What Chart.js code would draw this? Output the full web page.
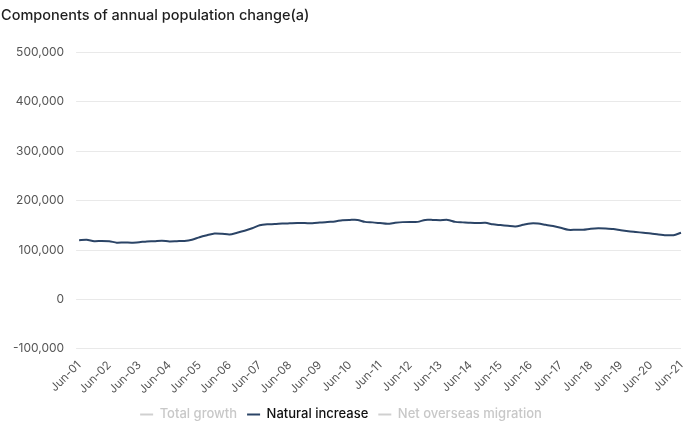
<!DOCTYPE html>
<html>
<head>
<meta charset="utf-8">
<script src="https://cdn.jsdelivr.net/npm/chart.js@4"></script>
<style>
  html, body { margin: 0; padding: 0; background: #ffffff; }
  #wrap { width: 700px; height: 431px; position: relative; }
</style>
</head>
<body>
<div id="wrap"><canvas id="popChart"></canvas></div>
<script>
// quarterly periods, Jun-01 .. Jun-21
const quarters = [];
const months = ['Jun', 'Sep', 'Dec', 'Mar'];
for (let y = 1; y <= 21; y++) {
  for (let q = 0; q < 4; q++) {
    const yr = q === 3 ? y + 1 : y;
    if (y === 21 && q > 0) break;
    quarters.push(months[q] + '-' + String(yr).padStart(2, '0'));
  }
}

const seriesNames = ['Total growth', 'Natural increase', 'Net overseas migration'];
const hiddenSeries = [true, false, true];

// values (persons)
const naturalIncrease = [
  120000, 121000, 118000, 118500, 118000, 115000, 115500, 115000, 116000, 117500,
  118000, 119000, 117500, 118000, 118500, 121000, 126000, 130000, 133500, 133000,
  131500, 135000, 139000, 144000, 150000, 152000, 152500, 153500, 154000, 154500,
  154500, 154000, 155500, 157000, 158000, 160500, 161000, 161000, 157000, 156000,
  154500, 153000, 155000, 156500, 157000, 157000, 161000, 161000, 160500, 161000,
  157000, 156000, 155000, 154500, 155000, 152000, 150500, 149000, 147700, 151000,
  153800, 153500, 151000, 148500, 145000, 141000, 141000, 141000, 143000, 144000,
  143500, 142500, 140000, 138000, 136500, 135000, 133500, 131500, 130000, 130000,
  135000
];
const totalGrowth = [];        // hidden in the reference
const netOverseasMigration = []; // hidden in the reference

const yTicks = [-100000, 0, 100000, 200000, 300000, 400000, 500000];

const lineColor = '#2b4466';
const fadedColor = '#d0d0d0';

const ctx = document.getElementById('popChart');
new Chart(ctx, {
  type: 'line',
  data: {
    labels: quarters,
    datasets: [
      { label: seriesNames[0], data: totalGrowth, hidden: hiddenSeries[0], borderColor: '#7aa6c2' },
      { label: seriesNames[1], data: naturalIncrease, hidden: hiddenSeries[1], borderColor: lineColor },
      { label: seriesNames[2], data: netOverseasMigration, hidden: hiddenSeries[2], borderColor: '#c9a24a' }
    ].map(ds => Object.assign(ds, {
      borderWidth: 2,
      pointRadius: 0,
      pointHoverRadius: 3,
      tension: 0.25,
      fill: false
    }))
  },
  options: {
    responsive: true,
    maintainAspectRatio: false,
    animation: false,
    layout: { padding: { left: 1, right: 19, top: 4, bottom: 0 } },
    plugins: {
      title: {
        display: true,
        text: 'Components of annual population change(a)',
        align: 'start',
        color: '#1e1e1e',
        font: { family: 'Inter', size: 14.5, weight: '500' },
        padding: { top: 3, bottom: 28 }
      },
      legend: {
        display: true,
        position: 'bottom',
        labels: {
          usePointStyle: true,
          pointStyle: 'line',
          pointStyleWidth: 13,
          padding: 10,
          font: { family: 'Inter', size: 13, weight: '500' },
          generateLabels: function (chart) {
            return chart.data.datasets.map((ds, i) => {
              const visible = chart.isDatasetVisible(i);
              return {
                text: ds.label,
                fillStyle: visible ? ds.borderColor : fadedColor,
                strokeStyle: visible ? ds.borderColor : fadedColor,
                fontColor: visible ? '#111111' : '#c8c8c8',
                lineWidth: 2,
                pointStyle: 'line',
                hidden: false,
                datasetIndex: i
              };
            });
          }
        }
      },
      tooltip: { mode: 'index', intersect: false }
    },
    scales: {
      x: {
        offset: false,
        grid: { display: false },
        border: { display: false },
        ticks: {
          autoSkip: false,
          minRotation: 45,
          maxRotation: 45,
          padding: 1.5,
          color: '#555555',
          font: { family: 'Inter', size: 11.5 },
          callback: function (val, idx) {
            return idx % 4 === 0 ? this.getLabelForValue(val) : null;
          }
        }
      },
      y: {
        min: yTicks[0],
        max: yTicks[yTicks.length - 1],
        afterBuildTicks: axis => { axis.ticks = yTicks.map(v => ({ value: v })); },
        grid: { color: '#e9e9e9', tickLength: 3 },
        border: { display: false },
        ticks: {
          color: '#555555',
          padding: 12,
          font: { family: 'Inter', size: 12 },
          callback: v => v.toLocaleString('en-US')
        }
      }
    }
  }
});
</script>
</body>
</html>
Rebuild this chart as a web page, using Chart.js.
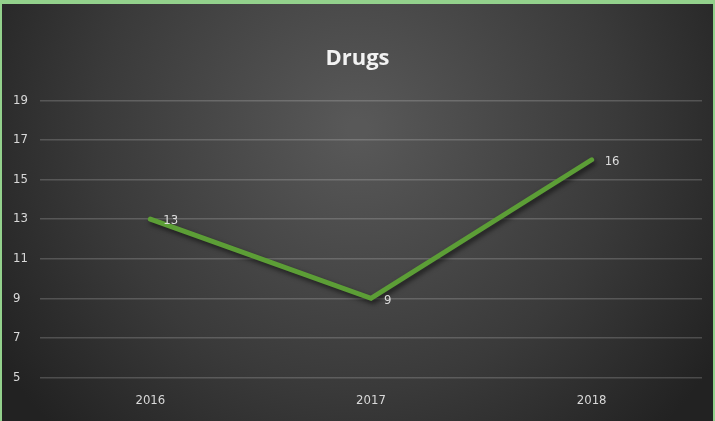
<!DOCTYPE html>
<html>
<head>
<meta charset="utf-8">
<script src="https://cdn.jsdelivr.net/npm/chart.js@4"></script>
<style>
  html, body { margin: 0; padding: 0; }
  body { width: 715px; height: 421px; background: #93d18c; overflow: hidden; }
  #wrap { position: absolute; left: 2px; top: 4px; width: 711px; height: 417px; }
</style>
</head>
<body>
<div id="wrap"><canvas id="grafico-drugs"></canvas></div>
<script>
// datos del grafico
const years = ['2016', '2017', '2018'];
const drugs = [13, 9, 16];
const yTicks = [5, 7, 9, 11, 13, 15, 17, 19];

const fuente = '"Liberation Sans Narrow", "DejaVu Sans Condensed", Lato, sans-serif';

// fondo oscuro con degradado radial
const fondo = {
  id: 'fondo',
  beforeDraw(chart) {
    const ctx = chart.ctx;
    const w = chart.width, h = chart.height;
    const g = ctx.createRadialGradient(w / 2, h * 0.3, 10, w / 2, h * 0.3, w * 0.6);
    g.addColorStop(0, '#585858');
    g.addColorStop(0.6, '#3a3a3a');
    g.addColorStop(1, '#222222');
    ctx.save();
    ctx.fillStyle = g;
    ctx.fillRect(0, 0, w, h);
    ctx.restore();
  }
};

// sombra de la linea
const sombra = {
  id: 'sombra',
  beforeDatasetsDraw(chart) {
    const ctx = chart.ctx;
    ctx.save();
    ctx.shadowColor = 'rgba(0,0,0,0.6)';
    ctx.shadowBlur = 5;
    ctx.shadowOffsetX = 2;
    ctx.shadowOffsetY = 3;
  },
  afterDatasetsDraw(chart) {
    chart.ctx.restore();
  }
};

// etiquetas de valores a la derecha de cada punto
const etiquetas = {
  id: 'etiquetas',
  afterDatasetsDraw(chart) {
    const ctx = chart.ctx;
    const meta = chart.getDatasetMeta(0);
    ctx.save();
    ctx.fillStyle = '#dcdcdc';
    ctx.font = '13px ' + fuente;
    ctx.textAlign = 'left';
    ctx.textBaseline = 'middle';
    meta.data.forEach(function (p, i) {
      ctx.fillText(String(drugs[i]), p.x + 13, p.y + 2);
    });
    ctx.restore();
  }
};

const ctx = document.getElementById('grafico-drugs');
new Chart(ctx, {
  type: 'line',
  data: {
    labels: years,
    datasets: [{
      label: 'Drugs',
      data: drugs,
      borderColor: '#5c9e36',
      backgroundColor: '#5c9e36',
      borderWidth: 5,
      borderCapStyle: 'round',
      pointRadius: 0,
      tension: 0
    }]
  },
  options: {
    responsive: true,
    maintainAspectRatio: false,
    animation: false,
    layout: { padding: { left: 11, right: 11, top: 0, bottom: -2 } },
    plugins: {
      legend: { display: false },
      tooltip: { enabled: false },
      title: {
        display: true,
        text: 'Drugs',
        color: '#f2f2f2',
        font: { family: '"Open Sans", "Noto Sans", sans-serif', size: 22, weight: 'bold' },
        padding: { top: 42, bottom: 28 }
      }
    },
    scales: {
      x: {
        offset: true,
        grid: { display: false, drawTicks: false },
        border: { display: false },
        ticks: {
          color: '#d9d9d9',
          font: { family: fuente, size: 13 },
          padding: 15
        }
      },
      y: {
        min: 5,
        max: 19,
        afterBuildTicks(scale) {
          scale.ticks = yTicks.map(v => ({ value: v }));
        },
        afterFit(scale) { scale.width = 27; },
        grid: { color: 'rgba(255,255,255,0.18)', lineWidth: 1.5, drawTicks: false },
        border: { display: false },
        ticks: {
          color: '#d9d9d9',
          font: { family: fuente, size: 13 },
          crossAlign: 'far',
          padding: 8
        }
      }
    }
  },
  plugins: [fondo, sombra, etiquetas]
});
</script>
</body>
</html>
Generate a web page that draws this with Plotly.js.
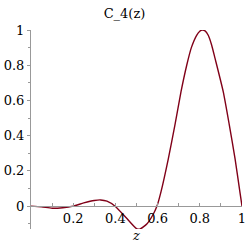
<!DOCTYPE html>
<html>
<head>
<meta charset="utf-8">
<script src="https://cdn.plot.ly/plotly-3.0.1.min.js"></script>
<style>html,body{margin:0;padding:0;background:#fff;}#chart{width:249px;height:248px;}</style>
</head>
<body>
<div id="chart"></div>
<script>
const zValues = [0, 0.05, 0.1, 0.15, 0.2, 0.25, 0.3, 0.33, 0.36, 0.4, 0.45, 0.5, 0.515, 0.55, 0.58, 0.597, 0.616, 0.651, 0.682, 0.711, 0.738, 0.76, 0.785, 0.8, 0.812, 0.825, 0.84, 0.856, 0.872, 0.911, 0.94, 0.967, 0.99, 1.0];
const cValues = [0, -0.004, -0.012, -0.009, 0, 0.018, 0.032, 0.035, 0.028, -0.002, -0.065, -0.128, -0.131, -0.1, -0.045, 0, 0.081, 0.27, 0.46, 0.65, 0.80, 0.90, 0.97, 0.993, 1.0, 0.995, 0.97, 0.915, 0.84, 0.65, 0.46, 0.27, 0.081, 0];
const xTicks = [0.2, 0.4, 0.6, 0.8, 1];
const xTickLabels = ["0.2", "0.4", "0.6", "0.8", "1"];
const yTicks = [0, 0.2, 0.4, 0.6, 0.8, 1];
const yTickLabels = ["0", "0.2", "0.4", "0.6", "0.8", "1"];

const font = {family: "DejaVu Serif", size: 13, color: "#000"};
const yMin = -0.13, yMax = 1.0;

Plotly.newPlot("chart", [{
  x: zValues, y: cValues, type: "scatter", mode: "lines",
  line: {color: "rgb(128,0,24)", width: 1.4, shape: "spline", smoothing: 0.6},
  hoverinfo: "none"
}], {
  width: 249, height: 248,
  margin: {l: 31, r: 7, t: 30, b: 19},
  paper_bgcolor: "#fff", plot_bgcolor: "#fff",
  showlegend: false,
  font: font,
  title: {text: "C_4(z)", x: 0.5, xref: "container", y: 0.945, yref: "container", yanchor: "middle", font: font},
  xaxis: {
    range: [0, 1], anchor: "free", position: (0 - yMin) / (yMax - yMin),
    showgrid: false, zeroline: false, showline: true, linecolor: "#999", linewidth: 1,
    tickvals: xTicks, ticktext: xTickLabels, ticks: "inside", ticklen: 3, tickcolor: "#999",
    minor: {dtick: 0.1, tick0: 0, ticks: "inside", ticklen: 3, tickcolor: "#999"},
    tickfont: font,
    title: {text: "<i>z</i>", font: font, standoff: 6}
  },
  yaxis: {
    range: [yMin, yMax],
    showgrid: false, zeroline: false, showline: true, linecolor: "#999", linewidth: 1,
    tickvals: yTicks, ticktext: yTickLabels, ticks: "outside", ticklen: 3, tickcolor: "#999",
    minor: {dtick: 0.1, tick0: 0, ticks: "outside", ticklen: 2, tickcolor: "#999"},
    tickfont: font
  }
}, {staticPlot: true, displayModeBar: false});
</script>
</body>
</html>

################

Omit all pictures, then copy the lines between the ones holding "Generate a web" and "const yMin = -0.13, yMax = 1.0;", inclusive.

Generate a web page that draws this with Plotly.js.
<!DOCTYPE html>
<html>
<head>
<meta charset="utf-8">
<script src="https://cdn.plot.ly/plotly-3.0.1.min.js"></script>
<style>html,body{margin:0;padding:0;background:#fff;}#chart{width:249px;height:248px;}</style>
</head>
<body>
<div id="chart"></div>
<script>
const zValues = [0, 0.05, 0.1, 0.15, 0.2, 0.25, 0.3, 0.33, 0.36, 0.4, 0.45, 0.5, 0.515, 0.55, 0.58, 0.597, 0.616, 0.651, 0.682, 0.711, 0.738, 0.76, 0.785, 0.8, 0.812, 0.825, 0.84, 0.856, 0.872, 0.911, 0.94, 0.967, 0.99, 1.0];
const cValues = [0, -0.004, -0.012, -0.009, 0, 0.018, 0.032, 0.035, 0.028, -0.002, -0.065, -0.128, -0.131, -0.1, -0.045, 0, 0.081, 0.27, 0.46, 0.65, 0.80, 0.90, 0.97, 0.993, 1.0, 0.995, 0.97, 0.915, 0.84, 0.65, 0.46, 0.27, 0.081, 0];
const xTicks = [0.2, 0.4, 0.6, 0.8, 1];
const xTickLabels = ["0.2", "0.4", "0.6", "0.8", "1"];
const yTicks = [0, 0.2, 0.4, 0.6, 0.8, 1];
const yTickLabels = ["0", "0.2", "0.4", "0.6", "0.8", "1"];

const font = {family: "DejaVu Serif", size: 13, color: "#000"};
const yMin = -0.13, yMax = 1.0;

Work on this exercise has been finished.